From the NYTimes story
New York Times article on the effects of the blockbuster Mattisse/Picasso show on LIC and the prospects for life after the MoMA heads home to Manhattan.

"Everyone in Long Island City, of course, knows that the Modern's charmed visit to Queens will end. But they still wonder whether the museum will leave anything enduring behind. Will it help reshape a raw Queens neighborhood, known for its factories and warehouses and the gridlock around the Queensboro Bridge, into the next SoHo or TriBeCa?

Cultural institutions have long been seen as a shrewd way to invigorate neighborhoods. Lincoln Center transformed the decaying West Side of Manhattan. Newark is betting on its performing arts center to bring foot traffic back to a devastated downtown.

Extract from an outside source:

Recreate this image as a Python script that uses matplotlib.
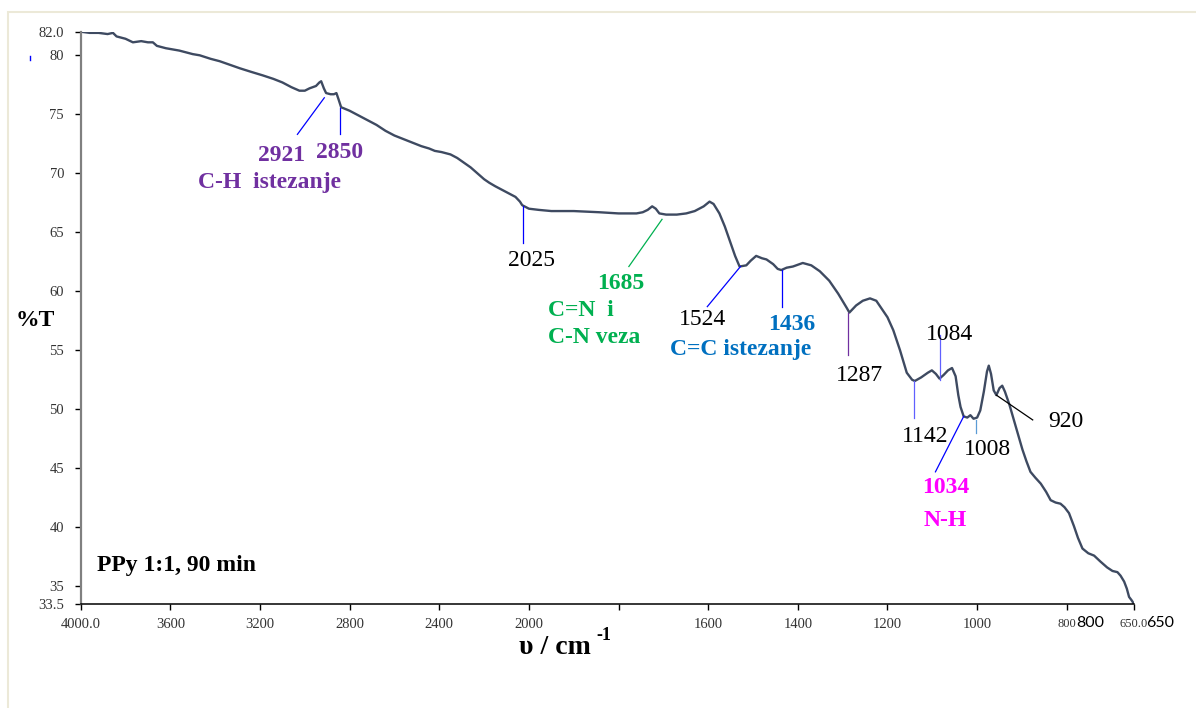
import numpy as np
import matplotlib
matplotlib.use("Agg")
import matplotlib.pyplot as plt
from matplotlib.patches import Rectangle
from matplotlib.lines import Line2D

# FTIR spectrum (wavenumber, %T)
wavenumber = [4000, 3960, 3920, 3880, 3856, 3840, 3800, 3767, 3730, 3700, 3678, 3660,
              3620, 3560, 3500, 3469, 3420, 3380, 3335, 3290, 3240, 3188, 3140, 3100,
              3060, 3024, 3000, 2979, 2950, 2935, 2927, 2915, 2905, 2885, 2870, 2859,
              2850, 2838, 2800, 2760, 2720, 2680, 2640, 2600, 2560, 2520, 2480, 2445,
              2420, 2390, 2350, 2320, 2290, 2260, 2230, 2200, 2177, 2150, 2120, 2090,
              2060, 2040, 2030, 2020, 2000, 1978, 1950, 1900, 1843, 1800, 1760, 1746,
              1735, 1725, 1717, 1709, 1694, 1670, 1649, 1630, 1610, 1597, 1588, 1575,
              1563, 1552, 1540, 1530, 1515, 1505, 1493, 1480, 1470, 1455, 1445, 1437,
              1425, 1411, 1389, 1370, 1351, 1330, 1310, 1291, 1285, 1270, 1255, 1239,
              1225, 1216, 1200, 1187, 1172, 1157, 1145, 1139, 1125, 1110, 1101, 1092,
              1084, 1075, 1065, 1056, 1048, 1042, 1037, 1030, 1022, 1015, 1008, 1000,
              993, 985, 978, 974, 969, 963, 957, 950, 944, 938, 928, 918, 908, 899,
              890, 881, 870, 858, 846, 836, 825, 814, 805, 795, 784, 775, 765, 752,
              739, 725, 710, 698, 687, 680, 672, 666, 661, 655, 650]
transmittance = [82.0, 81.9, 81.9, 81.8, 81.9, 81.6, 81.4, 81.1, 81.2, 81.1, 81.1, 80.8,
                 80.6, 80.4, 80.1, 80.0, 79.7, 79.5, 79.2, 78.9, 78.6, 78.3, 78.0, 77.7,
                 77.3, 77.0, 77.0, 77.2, 77.4, 77.7, 77.8, 77.2, 76.8, 76.7, 76.7, 76.8,
                 76.3, 75.6, 75.3, 74.9, 74.5, 74.1, 73.6, 73.2, 72.9, 72.6, 72.3, 72.1,
                 71.9, 71.8, 71.6, 71.3, 70.9, 70.5, 70.0, 69.5, 69.2, 68.9, 68.6, 68.3,
                 68.0, 67.6, 67.3, 67.2, 67.0, 66.9, 66.8, 66.8, 66.7, 66.6, 66.6, 66.7,
                 66.9, 67.2, 67.0, 66.6, 66.5, 66.5, 66.6, 66.8, 67.2, 67.6, 67.4, 66.6,
                 65.5, 64.3, 63.0, 62.1, 62.2, 62.6, 63.0, 62.8, 62.7, 62.3, 61.9, 61.8,
                 62.0, 62.1, 62.4, 62.2, 61.7, 60.9, 59.8, 58.6, 58.2, 58.8, 59.2, 59.4,
                 59.2, 58.7, 57.8, 56.7, 55.0, 53.1, 52.5, 52.4, 52.7, 53.1, 53.3, 53.0,
                 52.6, 52.9, 53.3, 53.5, 52.8, 51.2, 50.2, 49.4, 49.3, 49.5, 49.2, 49.3,
                 49.9, 51.5, 53.2, 53.7, 53.0, 51.6, 51.2, 51.8, 52.0, 51.5, 50.4, 49.1,
                 47.8, 46.6, 45.6, 44.7, 44.2, 43.7, 43.0, 42.3, 42.1, 42.0, 41.7, 41.2,
                 40.1, 39.1, 38.2, 37.8, 37.6, 37.1, 36.6, 36.3, 36.2, 35.9, 35.4, 34.8,
                 34.1, 33.8, 33.5]

x_ticks = [4000, 3600, 3200, 2800, 2400, 2000, 1800, 1600, 1400, 1200, 1000, 800, 650]
x_tick_labels = ["4000.0", "3600", "3200", "2800", "2400", "2000", "", "1600", "1400",
                 "1200", "1000", "800", "650.0"]
y_ticks = [33.5, 35, 40, 45, 50, 55, 60, 65, 70, 75, 80, 82.0]
y_tick_labels = ["33.5", "35", "40", "45", "50", "55", "60", "65", "70", "75", "80", "82.0"]

# band labels: text, text position, line start, line end, text colour, line colour, bold
bands = [
    ("2921", (3104, 71.5), (2913, 76.4), (3033, 73.3), "#7030a0", "#0000ff", True),
    ("2850", (2846, 71.8), (2842, 75.5), (2842, 73.3), "#7030a0", "#0000ff", True),
    ("2025", (1995, 62.6), (2025, 67.2), (2025, 64.1), "black", "#0000ff", False),
    ("1685", (1794, 60.7), (1703, 66.1), (1777, 62.1), "#00b050", "#00b050", True),
    ("1524", (1613, 57.6), (1528, 62.1), (1602, 58.7), "black", "#0000ff", False),
    ("1436", (1414, 57.2), (1436, 61.8), (1436, 58.7), "#0070c0", "#0000ff", True),
    ("1287", (1262, 52.9), (1287, 58.2), (1287, 54.6), "black", "#7030a0", False),
    ("1142", (1116, 47.7), (1141, 52.4), (1141, 49.3), "black", "#6060ff", False),
    ("1084", (1062, 56.3), (1083, 56.3), (1083, 52.5), "black", "#6060ff", False),
    ("1034", (1071, 43.4), (1030, 49.4), (1093, 44.7), "#ff00ff", "#0000ff", True),
    ("1008", (978, 46.6), (1003, 49.1), (1003, 48.0), "black", "#5b9bd5", False),
    ("920", (802, 49.0), (957, 51.2), (876, 49.1), "black", "black", False),
]
group_labels = [
    ("C-H  istezanje", (3157, 69.25), "center", "#7030a0"),
    ("C=N  i", (1957, 58.4), "left", "#00b050"),
    ("C-N veza", (1957, 56.1), "left", "#00b050"),
    ("C=C istezanje", (1528, 55.1), "center", "#0070c0"),
    ("N-H", (1071, 40.6), "center", "#ff00ff"),
]

serif = "Liberation Serif"


def fwd(x):
    x = np.asarray(x, dtype=float)
    return np.where(x > 2000, 2000 + (x - 2000) / 2.0, x)


def inv(u):
    u = np.asarray(u, dtype=float)
    return np.where(u > 2000, 2000 + (u - 2000) * 2.0, u)


fig = plt.figure(figsize=(11.96, 7.08), dpi=100)
fig.patches.append(Rectangle((8 / 1196, -0.1), 1.2, 1 - 12 / 708 + 0.1,
                             transform=fig.transFigure, fill=False,
                             edgecolor="#ece9d8", linewidth=1.5))
fig.lines.append(Line2D([30 / 1196, 30 / 1196], [1 - 56 / 708, 1 - 60 / 708],
                        transform=fig.transFigure, color="blue", linewidth=1))

ax = fig.add_axes([80.7 / 1196, 1 - 604 / 708, (1134 - 80.7) / 1196, (604 - 31.7) / 708])
ax.set_xscale("function", functions=(fwd, inv))
ax.plot(wavenumber, transmittance, color="#3e4a61", linewidth=1.7)
ax.set_xlim(4000, 650)
ax.set_ylim(33.5, 82.0)

ax.set_xticks(x_ticks)
ax.set_xticklabels(x_tick_labels, fontfamily=serif, fontsize=10.5, color="#333333")
for lab in ax.get_xticklabels()[-2:]:
    lab.set_fontsize(9)
ax.set_yticks(y_ticks)
ax.set_yticklabels(y_tick_labels, fontfamily=serif, fontsize=10.5, color="#333333")
ax.xaxis.set_minor_locator(matplotlib.ticker.NullLocator())
ax.tick_params(axis="x", direction="out", length=4, width=1, pad=6)
ax.tick_params(axis="y", direction="out", length=4, width=1, pad=8)

for s in ["top", "right"]:
    ax.spines[s].set_visible(False)
ax.spines["left"].set_color("#808080")
ax.spines["left"].set_linewidth(1.6)
ax.spines["bottom"].set_color("black")
ax.spines["bottom"].set_linewidth(1.1)

# the odd doubled axis labels at the right end
for val, off in [(800, 7.0), (650, 9.0)]:
    ax.annotate(str(val), xy=(val, 0), xycoords=("data", "axes fraction"),
                xytext=(off, -13.5), textcoords="offset points",
                ha="left", va="center", fontfamily="Lato", fontsize=11.5, color="black",
                annotation_clip=False)

for txt, tpos, p0, p1, tcol, lcol, bold in bands:
    ax.plot([p0[0], p1[0]], [p0[1], p1[1]], color=lcol, linewidth=0.9)
    ax.text(tpos[0], tpos[1], txt, ha="center", va="center", fontfamily=serif,
            fontsize=17, color=tcol, fontweight="bold" if bold else "normal")

for txt, pos, ha, col in group_labels:
    ax.text(pos[0], pos[1], txt, ha=ha, va="center", fontfamily=serif,
            fontsize=17, color=col, fontweight="bold")

fig.text(35 / 1196, 1 - 321 / 708, "%T", ha="center", va="center",
         fontfamily=serif, fontsize=17, fontweight="bold")
fig.text(97 / 1196, 1 - 565 / 708, "PPy 1:1, 90 min", ha="left", va="center",
         fontfamily=serif, fontsize=17, fontweight="bold")
fig.text(555 / 1196, 1 - 648 / 708, "υ / cm", ha="center", va="center",
         fontfamily=serif, fontsize=20, fontweight="bold")
fig.text(596 / 1196, 1 - 636 / 708, "-1", ha="left", va="center",
         fontfamily=serif, fontsize=13, fontweight="bold")

fig.savefig("out.png", dpi=100)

Long Island City, whose seven other scattered museums have allowed it to style itself as a museum district just a 15-minute subway ride from Times Square, hoped for a similar jolt of electricity from the Modern. But museum officials made clear from the beginning that the world-class collection was just passing through. Its royal blue building in Queens, in a revamped Swingline stapler factory on Queens Boulevard and 33rd Street, was intended for storage and study. Its use as an exhibition hall began last summer and is supposed to last for only two and a half years, until the museum's headquarters on West 53rd Street are refurbished.

For the moment, the Modern has indisputably enriched the surrounding industrial streets, particularly since the "Matisse Picasso" exhibition opened on Feb. 13 and doubled attendance to more than 4,000 people a day. The hot-dog vendors and fruit peddlers arrayed alongside the lines of visitors as well as the restaurants a few blocks east in Sunnyside are making far more money. Manna from heaven, they might call it. "


Later in the article, the MoMA director puts the chances of staying very succinctly: "very highly unlikely".